I was also told that even the senior presidential secretary for civil affairs can not object to their decision. That is so-called decision making through a system.
In that sense, it can be said that the present government is equipped with a perfect system, more complete than those of previous governments, for sorting out civil servants with problems.
It occurs to me that the present government inspects, in its own way, the ethical aspects of civil servants quite thoroughly, although I have no idea whether it does the same on their ability.
However, I got confused when I watched the confirmation hearing of Lee Jae-joung, the minister-designate for unification affairs, which was held Friday at the National Assembly.

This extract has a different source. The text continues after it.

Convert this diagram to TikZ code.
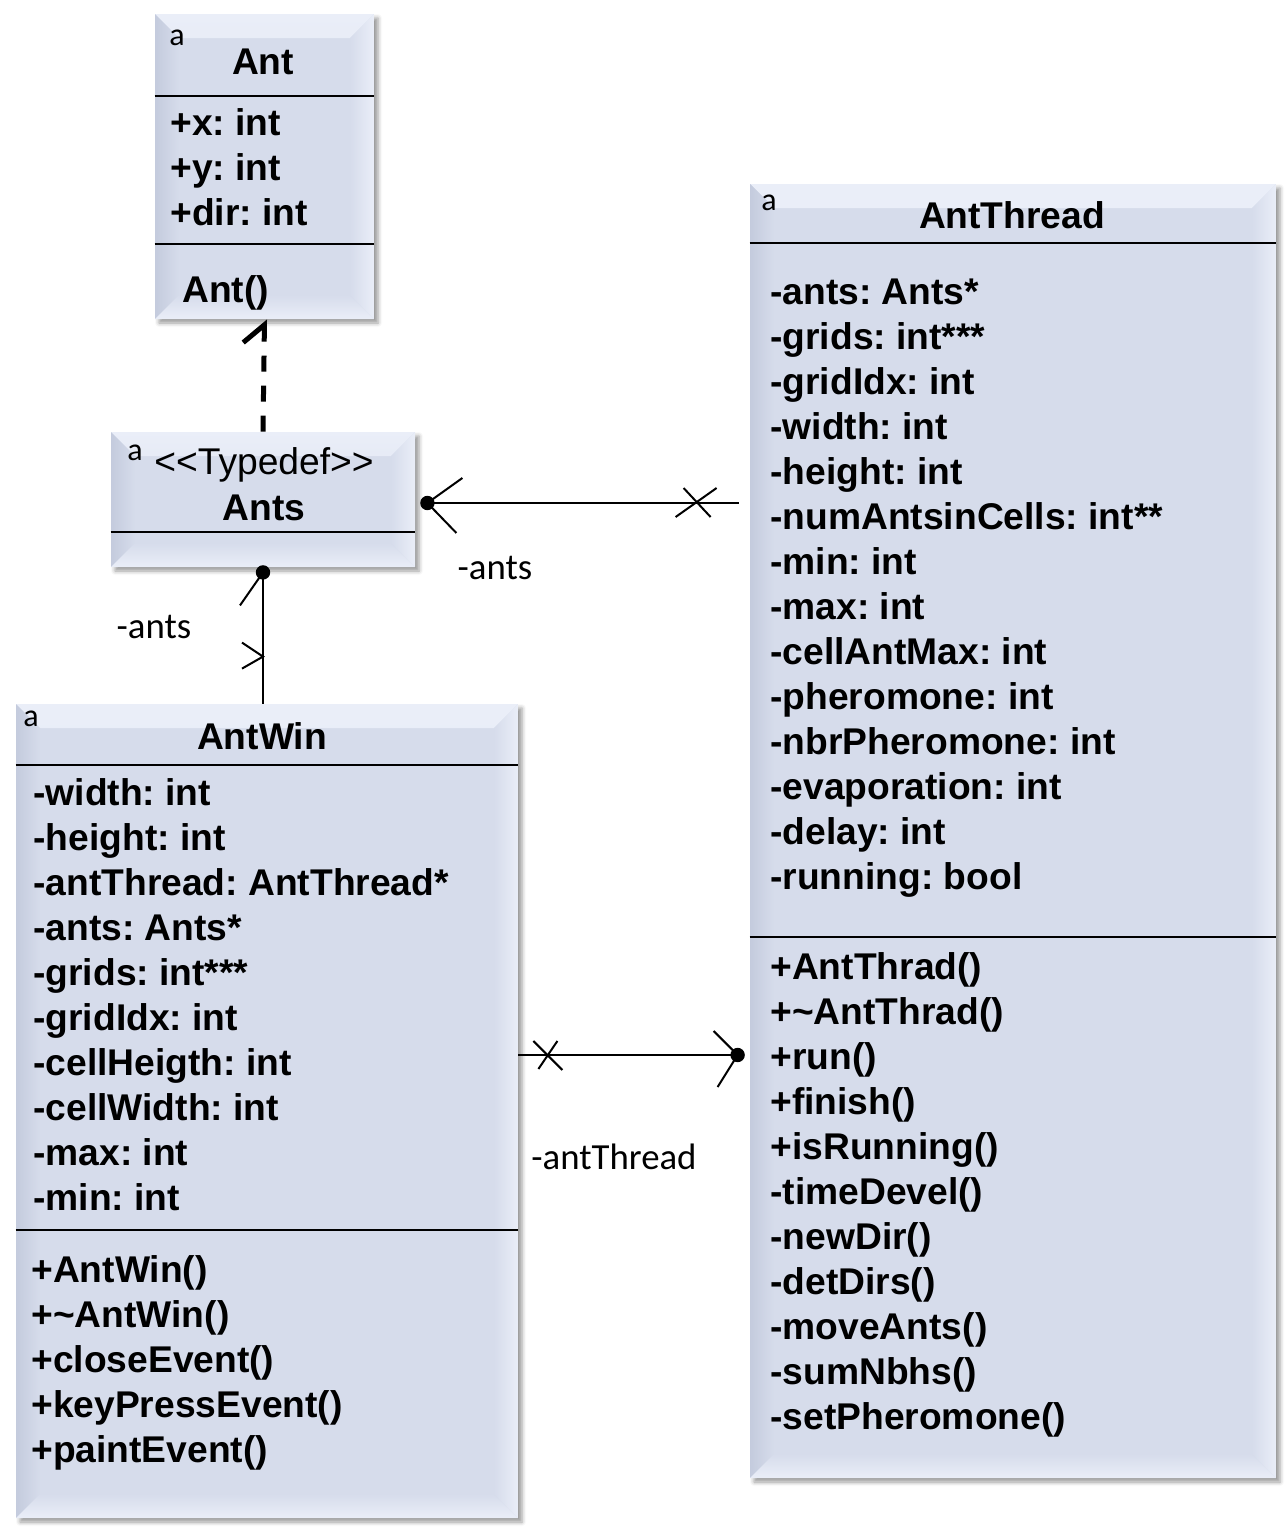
\documentclass[tikz,border=0pt]{standalone}
\usepackage{fontspec}
\setmainfont{Liberation Sans}
\newfontfamily\calibri{Carlito}
\usetikzlibrary{calc,arrows.meta,shadows.blur}
\frenchspacing

\definecolor{classfill}{RGB}{214,220,235}
\definecolor{classlight}{RGB}{234,238,248}
\definecolor{classdark}{RGB}{196,203,221}

\begin{document}
\begin{tikzpicture}[x=.5pt, y=-.5pt,
  classbox/.style={rectangle, fill=classfill, inner sep=0pt,
    blur shadow={shadow xshift=2pt, shadow yshift=-2pt, shadow blur radius=2pt, shadow opacity=40},
    path picture={
      \shade[top color=classlight, bottom color=classfill]
        (path picture bounding box.north west) -- (path picture bounding box.north east)
        -- ([shift={(-12pt,-12pt)}]path picture bounding box.north east)
        -- ([shift={(12pt,-12pt)}]path picture bounding box.north west) -- cycle;
      \shade[left color=classdark, right color=classfill]
        (path picture bounding box.north west) -- (path picture bounding box.south west)
        -- ([shift={(12pt,12pt)}]path picture bounding box.south west)
        -- ([shift={(12pt,-12pt)}]path picture bounding box.north west) -- cycle;
      \shade[top color=classfill, bottom color=classlight]
        (path picture bounding box.south west) -- (path picture bounding box.south east)
        -- ([shift={(-12pt,12pt)}]path picture bounding box.south east)
        -- ([shift={(12pt,12pt)}]path picture bounding box.south west) -- cycle;
      \shade[left color=classfill, right color=classlight]
        (path picture bounding box.north east) -- (path picture bounding box.south east)
        -- ([shift={(-12pt,12pt)}]path picture bounding box.south east)
        -- ([shift={(-12pt,-12pt)}]path picture bounding box.north east) -- cycle;
    }},
  member/.style={anchor=base west, inner sep=0pt, font=\fontsize{18.6}{22}\selectfont\bfseries},
  classname/.style={anchor=base, inner sep=0pt, font=\fontsize{18.6}{22}\selectfont\bfseries},
  corner/.style={anchor=base west, inner sep=0pt, font=\calibri\fontsize{16}{18}\selectfont},
  role/.style={inner sep=0pt, font=\calibri\fontsize{18.4}{22}\selectfont},
  divider/.style={line width=.7pt},
  link/.style={line width=1.2pt},
  xmark/.style={line width=1pt},
  realize/.style={line width=2.5pt, dash pattern=on 8pt off 7pt,
    -{Straight Barb[left, length=9pt, width=21pt]}}]

\useasboundingbox (0,0) rectangle (1286,1532);

% classes
\node [classbox, minimum width=109.5pt, minimum height=152.5pt] (ant) at (264.5,166.5) {};
\node [classbox, minimum width=152pt, minimum height=67.5pt] (ants) at (263,499.5) {};
\node [classbox, minimum width=263pt, minimum height=647pt] (antthread) at (1013,831) {};
\node [classbox, minimum width=251pt, minimum height=407pt] (antwin) at (267,1111) {};

\draw [divider] (ant.west |- 0,96) -- (ant.east |- 0,96);
\draw [divider] (ant.west |- 0,244) -- (ant.east |- 0,244);
\draw [divider] (ants.west |- 0,532) -- (ants.east |- 0,532);
\draw [divider] (antthread.west |- 0,243) -- (antthread.east |- 0,243);
\draw [divider] (antthread.west |- 0,937) -- (antthread.east |- 0,937);
\draw [divider] (antwin.west |- 0,765) -- (antwin.east |- 0,765);
\draw [divider] (antwin.west |- 0,1230) -- (antwin.east |- 0,1230);

\node [corner] (ant-a) at (169,45) {a};
\node [corner] (ants-a) at (127,460) {a};
\node [corner] (antthread-a) at (761,210) {a};
\node [corner] (antwin-a) at (23,726) {a};

\node [classname] (ant-name) at (263,74) {Ant};
\node [anchor=base, inner sep=0pt, font=\fontsize{18.6}{22}\selectfont] (ants-stereo) at (264,474) {<{}<Typedef>{}>};
\node [classname] (ants-name) at (264,520) {Ants};
\node [classname] (antthread-name) at (1012,228) {AntThread};
\node [classname] (antwin-name) at (262,749) {AntWin};

% members
\foreach \m [count=\i from 0] in {+x: int, +y: int, +dir: int}
  \node [member] (ant-attr\i) at (170,135+45*\i) {\m};
\node [member] (ant-op0) at (182,302) {Ant()};

\foreach \m [count=\i from 0] in {-ants: Ants*, -grids: int***, -gridIdx: int, -width: int,
    -height: int, -numAntsinCells: int**, -min: int, -max: int, -cellAntMax: int,
    -pheromone: int, -nbrPheromone: int, -evaporation: int, -delay: int, -running: bool}
  \node [member] (antthread-attr\i) at (770,304+45*\i) {\m};
\foreach \m [count=\i from 0] in {+AntThrad(), +\textasciitilde AntThrad(), +run(), +finish(),
    +isRunning(), -timeDevel(), -newDir(), -detDirs(), -moveAnts(), -sumNbhs(), -setPheromone()}
  \node [member] (antthread-op\i) at (770,979+45*\i) {\m};

\foreach \m [count=\i from 0] in {-width: int, -height: int, -antThread: AntThread*, -ants: Ants*,
    -grids: int***, -gridIdx: int, -cellHeigth: int, -cellWidth: int, -max: int, -min: int}
  \node [member] (antwin-attr\i) at (33,805+45*\i) {\m};
\foreach \m [count=\i from 0] in {+AntWin(), +\textasciitilde AntWin(), +closeEvent(),
    +keyPressEvent(), +paintEvent()}
  \node [member] (antwin-op\i) at (31,1282+45*\i) {\m};

% Ants realizes Ant
\draw [realize] (ants.north) -- (ant.south);

% AntWin -> Ants
\coordinate (w1) at (ants.south |- antwin.north);
\coordinate (w2) at ($(ants.south)+(0,5)$);
\draw [link] (w1) -- (w2);
\fill (w2) circle (3.6pt);
\draw [xmark] (w2) -- ++(-23,33);
\draw [xmark] ($(w1)+(-21,-61)$) -- ($(w1)+(0,-47)$) -- ($(w1)+(-21,-35)$);
\node [role] (w-role) at (154,627) {-ants};

% AntThread -> Ants
\coordinate (t1) at ($(antthread.west |- 0,503)+(-11,0)$);
\coordinate (t2) at ($(ants.east |- t1)+(12,0)$);
\draw [link] (t1) -- (t2);
\fill (t2) circle (3.6pt);
\draw [xmark] ($(t2)+(35,-25)$) -- (t2) -- ($(t2)+(29,30)$);
\draw [xmark] ($(t1)+(-55,-15)$) -- ($(t1)+(-28,14)$);
\draw [xmark] ($(t1)+(-63,14)$) -- ($(t1)+(-22,-15)$);
\node [role] (t-role) at (495,568) {-ants};

% AntWin -> AntThread
\coordinate (u1) at (antwin.east |- 0,1055);
\coordinate (u2) at ($(antthread.west |- u1)+(-12,0)$);
\draw [link] (u1) -- (u2);
\fill (u2) circle (3.6pt);
\draw [xmark] ($(u2)+(-24,-24)$) -- (u2) -- ($(u2)+(-20,32)$);
\draw [xmark] ($(u1)+(15,-14)$) -- ($(u1)+(44,15)$);
\draw [xmark] ($(u1)+(20,14)$) -- ($(u1)+(39,-14)$);
\node [role] (u-role) at (614,1157) {-antThread};

\end{tikzpicture}
\end{document}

Mr. Lee was arrested in 2004 on charges of violating the political fund law during the presidential election in 2002 and sentenced to pay a penalty. Personally he might feel that he was mistreated, but he was punished, anyway, for violating the standard of “clean politics” pursued by the current government.
It was not only Mr. Lee. Lee Sang-soo, who was appointed to the post of labor minister in January this year, was sentenced to prison, a heavier penalty than on Lee Jae-joung, for being involved in illegal activities during the last presidential election.
The government, however, pardoned him and reinstated his rights last year on Liberation Day. He was allowed to resume political activities.
Lee Jae-joung was excluded from the list of amnesty granted to politicians last year because the penalty he paid was relatively low level and did not restrict his political activities. So, there was no legal problem in appointing the two as cabinet ministers.
Drunken driving is illegal, but it cannot be a legal hindrance for civil servants’ promotion, either. Maybe, there is no one who will say that drunken driving is a more serious crime than violation of the political fund law.
Even if the government makes an excuse that the political fund law violations committed by Lee Sang-soo and Lee Jae-joung were done before the inauguration of the current government, it goes against the principle of equity of penalizing drunken driving that happened more than 10 years ago. Moreover, drunken drivers were all given amnesty in 2002 to commemorate the South Korean soccer team’s success in the World Cup semifinals.
In that sense, the standard of personnel affairs of the present government changes every time, according to the person and the post. The so-called personnel affairs system, which the current government boasts of, doesn’t seem to work in the case of the appointment of cabinet ministers and the promotions of people friendly to the ruling camp. In other words, the strict standards that the government argues that it applies to civil servants, the objects of reform, are not applicable to those that belong to the ruling camp.
Isn’t this double standard one of the reasons for a lot of the criticism against the personnel affairs of this government?

*The writer is the business news editor of the JoongAng Ilbo.